Pytany o to, dlaczego mimo apeli papieża Franciszka, by przyjmować uchodźców, rządzący Polską nie podejmują takiej decyzji, odpowiedział: - Jako katolik, jako duchowny, mam problem z tą niespójnością deklaracji. Ja nawet nie oczekuję, że rządzący będą deklarować swoją wiarę, ja oczekuję minimalnej przyzwoitości - dodał.
"Egzamin z człowieczeństwa"
Jak podkreślił, mamy "nadmiar deklaracji, selektywność co do wartości".
- To nie jest w porządku - powiedział. - Kwestia uchodźców to kwestia naszego egzaminu z człowieczeństwa, a mówiąc mniej patetycznie: egzaminu z solidarności - dodał.
- Co więcej, my mamy dług wobec innych narodów, które nas przyjmowały i nadal przyjmują. Przecież byliśmy i do pewnego stopnia jesteśmy narodem uchodźców. Mam wielu przyjaciół, którzy w okresie stanu wojennego gdzieś wyjechali i kiedy słuchałem piosenki Jacka Kaczmarskiego "Co się stało z naszą klasą", to dokładnie to stało się z moją klasą - mówił ks. Wierzbicki.
"Żałoba, która trwa siedem lat, przestaje być żałobą"
Gość TVN24 był pytany również o kwestię miesięcznic katastrofy smoleńskiej.
- Stawiam sobie przede wszystkim pytanie, kiedy to się skończy, bo kiedyś musi mieć koniec - mówił. - Zastanawiam się, jak długo można ciągnąć żałobę. Żałoba, która trwa siedem lat, przestaje być żałobą - podkreślił.
Duchowny mówił, że rozumie modlitwę za zmarłych w kościele, nawet wiele lat po śmierci. - Ale po cóż wychodzić z kościoła na ulicę? Podejrzewam, że tu nie ma intencji religijnej. Jest zupełnie coś innego niż religijne wspominanie i modlitwa za ofiary katastrofy - ocenił ks. Wierzbicki.
Jak wyjaśnił, to "kolejna próba grania świadomością osób, które uwierzyły w zamach lub chciałyby w niego wierzyć".
- Wiele wskazuje na to, że te wszystkie hipotezy (o zamachu - red.), jedna po drugiej, padają. Ale inni są tym naprawdę bardzo zmęczeni - mówił gość "Kropki nad i". - Najbardziej współczuję tym rodzinom, które naprawdę mają serdecznie dość tego typu obchodzenia pamięci. To bardzo ich dotyka. Wiem o tym, ponieważ otrzymywałem telefony od rodzin smoleńskich - podkreślił.
"Bełkot i obsesje"
Duchowny był również pytany o prelekcję, którą ks. prof. Tadeusz Guz (jest profesorem KUL - red.) wygłosił 13 maja w Toruniu podczas konferencji zorganizowanej przez Ministerstwo Środowiska i Wyższą Szkołę Kultury Społecznej i Medialnej w Toruniu.
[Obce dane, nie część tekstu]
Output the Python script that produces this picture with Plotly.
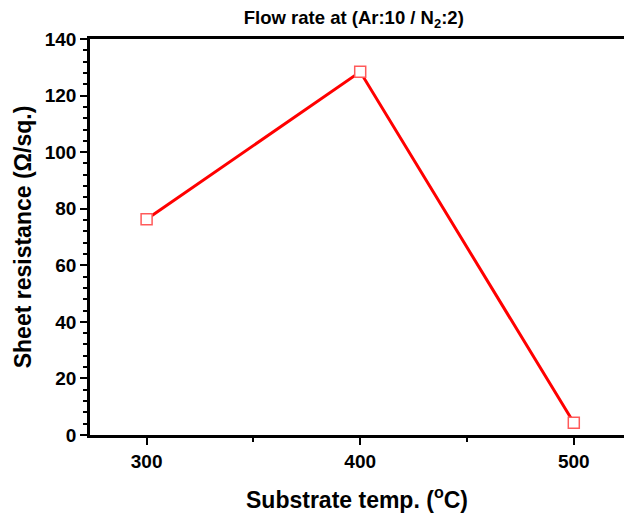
import plotly.graph_objects as go

temps = [300, 400, 500]
resistance = [76.3, 128.4, 4.3]
x_ticks = [300, 400, 500]
y_ticks = [0, 20, 40, 60, 80, 100, 120, 140]

fig = go.Figure()
fig.add_trace(go.Scatter(
    x=temps, y=resistance, mode="lines+markers",
    line=dict(color="#ff0000", width=3),
    marker=dict(symbol="square", size=11, color="white",
                line=dict(color="#ff5a5a", width=1.5)),
    showlegend=False, cliponaxis=False,
))

font = "Liberation Sans, Arial, sans-serif"
fig.update_layout(
    width=624, height=514,
    margin=dict(l=90, r=0, t=39, b=79),
    paper_bgcolor="white", plot_bgcolor="white",
    title=dict(text="<b>Flow rate at (Ar:10 / N<sub>2</sub>:2)</b>",
               x=0.567, xanchor="center", y=0.965, yanchor="middle",
               font=dict(family=font, size=18.5, color="black")),
    xaxis=dict(
        range=[273.5, 523.5], tickvals=x_ticks,
        ticktext=[f"<b>{v}</b>" for v in x_ticks],
        ticks="outside", ticklen=7, tickwidth=2, tickcolor="black",
        minor=dict(dtick=50, tick0=0, ticks="outside", ticklen=4, tickwidth=2, tickcolor="black"),
        showline=True, linewidth=2.5, linecolor="black", mirror=True,
        showgrid=False, zeroline=False, automargin=False,
        tickfont=dict(family=font, size=19, color="black"),
        title=dict(text="<b>Substrate temp. (<sup>o</sup>C)</b>", standoff=22,
                   font=dict(family=font, size=23, color="black")),
    ),
    yaxis=dict(
        range=[0, 140], tickvals=y_ticks,
        ticktext=[f"<b>{v}</b>" for v in y_ticks],
        ticks="outside", ticklen=7, tickwidth=2, tickcolor="black",
        minor=dict(dtick=4, tick0=0, ticks="outside", ticklen=4, tickwidth=2, tickcolor="black"),
        showline=True, linewidth=2.5, linecolor="black",
        showgrid=False, zeroline=False, automargin=False,
        tickfont=dict(family=font, size=19, color="black"),
        title=dict(text="<b>Sheet resistance (Ω/sq.)</b>", standoff=7,
                   font=dict(family=font, size=23, color="black")),
    ),
)

fig.write_html(
    "out.html",
    config={"displayModeBar": False},
    post_script="document.body.style.margin='0';document.body.style.overflow='hidden';",
)
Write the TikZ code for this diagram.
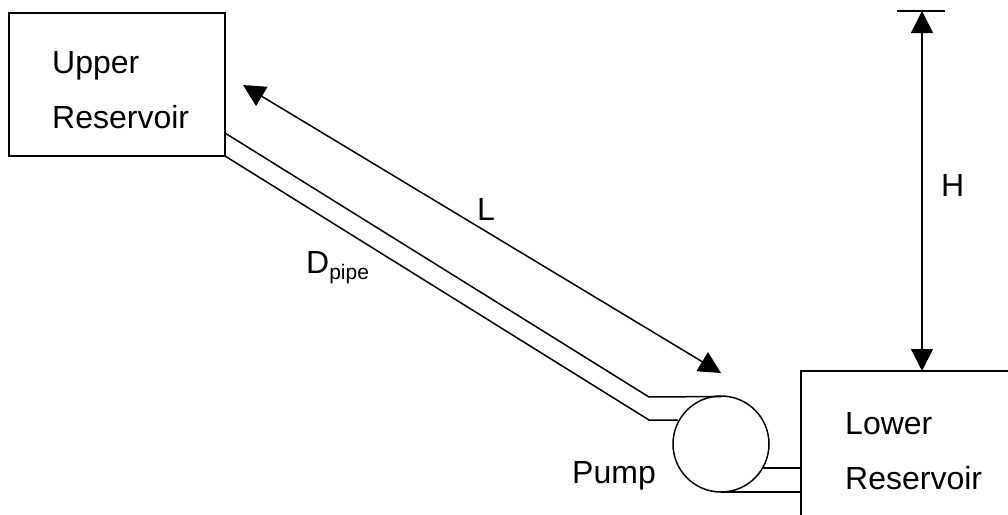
\documentclass[tikz,border=0pt]{standalone}
\usepackage{fontspec}
\setmainfont{Liberation Sans}
\usetikzlibrary{arrows.meta}
\tikzset{
  box/.style={draw=black,line width=1.5pt,fill=white,rectangle,inner sep=0pt,outer sep=0pt,anchor=north west},
  pumpshape/.style={draw=black,line width=1.5pt,circle,inner sep=0pt,outer sep=0pt,minimum size=96pt},
  label/.style={inner sep=0pt,anchor=base west,font=\fontsize{32}{32}\selectfont},
  pipe/.style={draw=black,line width=1.5pt,line join=round},
  dim/.style={draw=black,line width=1.5pt,{Triangle[length=22pt,width=22pt]}-{Triangle[length=22pt,width=22pt]}},
  bar/.style={draw=black,line width=1.5pt}
}
\begin{document}
\begin{tikzpicture}[x=1pt,y=-1pt]
\path[use as bounding box] (0,0) rectangle (1008,514);
\clip (0,0) rectangle (1008,514);
% boxes
\node[box,minimum width=216pt,minimum height=143pt] (upper) at (9,13) {};
\node[box,minimum width=260pt,minimum height=200pt] (lower) at (801,371) {};
\node[pumpshape] (pump) at (721,444) {};
% pipe bends and ends
\coordinate (ua) at (225,133);
\coordinate (ub) at (225,156);
\coordinate (ba) at (649,397);
\coordinate (bb) at (649,420);
\coordinate (pa) at (721,396.5);
\coordinate (pb) at (678,420);
\coordinate (pc) at (762,468);
\coordinate (pd) at (721,492);
\coordinate (la) at (801,468);
\coordinate (lb) at (801,492);
\draw[pipe] (ua) -- (ba) -- (pa);
\draw[pipe] (ub) -- (bb) -- (pb);
\draw[pipe] (pc) -- (la);
\draw[pipe] (pd) -- (lb);
% dimensions
\coordinate (lstart) at (243,85);
\coordinate (lend) at (721,373);
\draw[dim] (lstart) -- (lend);
\coordinate (htop) at (922,11);
\coordinate (hbot) at (922,371);
\coordinate (barl) at (897,11);
\coordinate (barr) at (945,11);
\draw[dim] (htop) -- (hbot);
\draw[bar] (barl) -- (barr);
% labels
\node[label] (t1) at (52,73) {Upper};
\node[label] (t2) at (52,128) {Reservoir};
\node[label] (t3) at (845,434) {Lower};
\node[label] (t4) at (845,489) {Reservoir};
\node[label] (t5) at (477,220) {L};
\node[label] (t6) at (941,196) {H};
\node[label] (t7) at (306,273) {D\raisebox{-6pt}{\fontsize{21}{21}\selectfont pipe}};
\node[label] (t8) at (572,483) {Pump};
\end{tikzpicture}
\end{document}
– W ideologii ekologizmu jako zielonego, ateistycznego, materialistycznego i nihilistycznego neokomunizmu dokonywana jest radykalna negacja Boga jako stworzyciela Polski, Polaków i Polek, zwierząt i roślin. Neomarksistowski nurt myślenia przechodzi dalej - powiedział ks Guz.
- Myślałem, że mój uniwersytet ma mądrzejszych profesorów. Przepraszam, dlatego, że to jest po prostu bełkot i są to jakieś obsesje - skomentował wystąpienie ks. Wierzbicki.
Gość TVN24 ocenił, że ruch ekologiczny jest bardzo złożony. - A w tej wypowiedzi brakuje mi elementarnej logiki - dodał.